4. Try indoor “hot” composting if other methods aren’t practical for you.
You can also keep a compost bin in very little outdoor space, even on a small deck at an apartment or condo. But if you’re so not that into this scene, or the weather outside is frightful too often to be carting scraps out into it, consider an indoor composting system. These work by using electric power to generate heat, or adding microbes to quickly break down organic matter without making a stink.
5. Don’t be a constant composter unless it makes you happy.
Compost happens. Whether you hand-hold it daily, neglect it most of the time, or anything in between, it will “cook” and transform into rich fertilizer as long as you collect both green and brown organic materials in your bin or pile. The big variable is how FAST that happens — and the real question is, what’s your agenda?
- If you have your heart set on spreading your finished compost on your garden before this year’s growing season is over, and your compost doesn’t seem to be cooking fast enough, add compost activator.
- If you’re in no particular hurry and don’t especially look forward to visitations with your compost every few days, just check it and tend to it on the weekend and cut yourself some slack. Nature will still do its thing in its own time. One coworker of ours has been tossing scraps into her composter for darn near a year without much care as to the size of the scraps she puts in — much less the exact conditions inside the bin on any given peer into its depths. But she is absolutely fine with the fact that parts of it are “done” while other parts still show a practically intact whole apple here and there.
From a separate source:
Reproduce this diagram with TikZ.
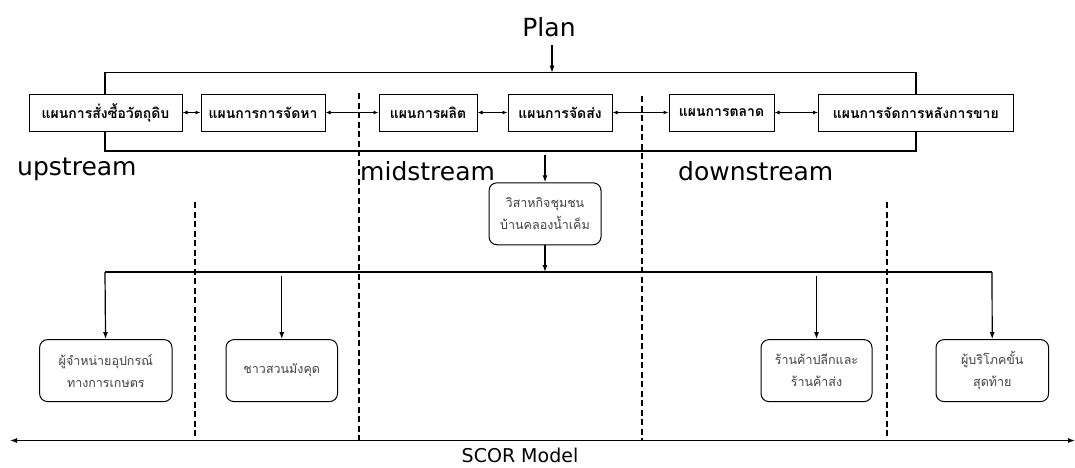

- Many composting veterans recommend having two compost bins: one you’re actively adding new materials to, and another you can stop adding to for a month or two while it finishes its job. You’ll still need to turn or spin both batches and keep conditions inside amenable to your hard-working microbes, of course. A convenient alternative to the two-bin strategy is a continuous use composter that mechanically separates the “done” compost from the “undone.”
It’s really up to you.
Yes, composting can be fun! Get your entire family involved in the composting process and start enjoying the many benefits. I let my children help me chopped up our food scraps and they take turns dumping them into our bin and giving it a turn. They love being involved and I think that it is teaching them a valuable lesson in reclaiming, recycling, and reusing materials in an earth-friendly way.